Tra i molti meriti ascrivibili a Podemos, si annovera senza dubbio quello di aver riscattato le scadenze elettorali come momenti in cui approfittare del logorio del sistema istituzionale e della crisi economica per avanzare nuove proposte di identificazione politica. Momenti di accelerazione discorsiva che permettono, in altre parole, di attenuare la presa dell’ideologia egemonica e proiettare, attraverso un elemento di passione che la congiuntura elettorale fomenta, nuove narrative politiche. Tuttavia, quest’enfasi elettoralista, sebbene esplori potenzialità ignorate dalla sinistra post-moderna, non è esente da pericoli.
Questi si materializzano quando, banalmente, le elezioni si perdono. In Catalogna, il cartello elettorale ‘Catalunya sí que es pot‘ – ispirato sia nel nome che nel colore da Podemos – ha ottenuto appena 11 seggi nelle elezioni parlamentari celebrate domenica, due in meno di quelli conquistati autonomamente tre anni fa da una delle formazioni che hanno integrato il cartello. La scommessa di Podemos era temeraria, ma forse l’unica che poteva spostare i termini del dibattito pubblico in uno scacchiere così complesso come quello catalano. Il discorso può essere riassunto nella domanda: “Preferite un Paese indipendente, ma governato da una destra losca e corrotta come quella di Artur Mas (leader della fazione indipendentista di centro-destra e presidente uscente della Generalitat catalana) oppure rimanere in una Spagna riformata guidata da Pablo Iglesias?”
Forse la risalita del Partido Popular e la retrocessione di Podemos al terzo posto nei sondaggi hanno vanificato agli occhi dei catalani la premessa fondamentale, cioè la possibilità che la Spagna sia davvero riformabile. In questo modo, Podemos non è riuscita a sostituire la questione dell’indipendenza con la duplice strategia del consenso plurinazionale (“vi daremo il referendum vincolante ma chiedendovi di rimanere per stipulare insieme un nuovo modus vivendi”) e del dislocamento del discorso verso i propri piatti forti, cioè le questioni socio-economica e anti-casta.

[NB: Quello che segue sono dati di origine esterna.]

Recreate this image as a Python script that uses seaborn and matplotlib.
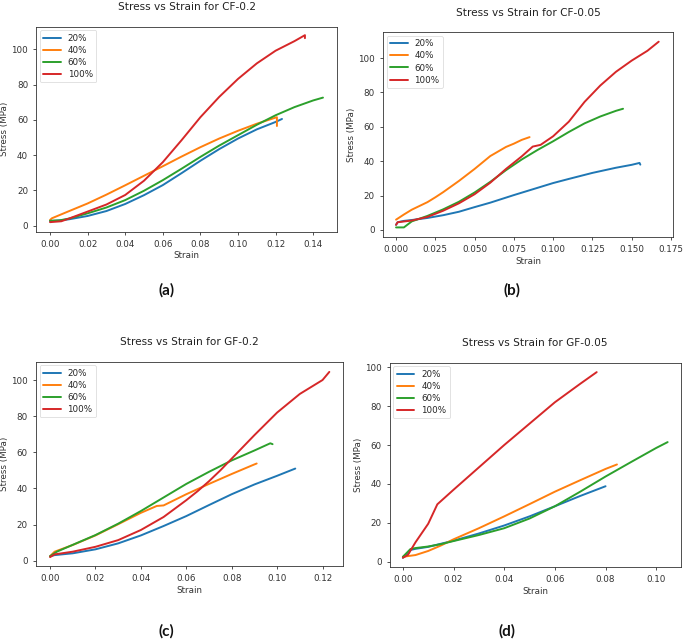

Altre questioni contribuiscono a spiegare le difficoltà di Podemos, sia in Catalogna che nel resto del Paese. Al di là del lodevole sforzo per comprendere i fenomeni catalani, la natura prevalentemente Madrid-centrica della formazione non ha esattamente rinforzato la sua reputazione, una caratteristica che potrebbe ripercuotersi negativamente anche in altri territori dove la capitale non risveglia particolari simpatie. Il discorso sul centro di gravità potrebbe estendersi anche a una critica dell’eccessivo centralismo adottato da Podemos. Nonostante per certi versi necessaria, la trasformazione in forma partito effettuata nell’autunno dello scorso anno ha portato ad una verticalizzazione del processo decisionale interno a scapito delle sezioni e di un lavoro politico capillare. Senza contare che Podemos è sempre più percepita come un esperimento da laboratorio portato avanti da intellettuali che non lesinano marketing e frasi ad effetto, ma con un ancoraggio sociale ancora tutto da costruire.
La strada verso le elezioni generali di dicembre si rende così particolarmente irta per Podemos. L’insistenza sull’elettoralismo ha generato grandi aspettative, le quali, dovessero risultare frustrate, corrono il rischio di trasformarsi in un pericoloso boomerang. È anche importante riconoscere che né una tornata elettorale né l’arrivo al potere possono appianare del tutto l’ideologia egemonica, la quale, persino quando entra in crisi, permane a lungo radicata nelle disposizioni pre-verbali, ovvero sia in una concezione sotterranea della vita e del mondo riscontrabile nelle attitudini, nelle predilezioni, nei desideri e nei valori. La costruzione di una nuova identità popolare – e pertanto di una nuova egemonia politica – a cui puntano Iglesias & co. è, in altre parole, un processo che richiede tempi molto più lunghi e modificazioni ‘molecolari’ che non contemplano esplosioni rapide o scatti fulminei. Podemos sarà all’altezza del proprio compito se saprà conciliare e avanzare in entrambe le dimensioni.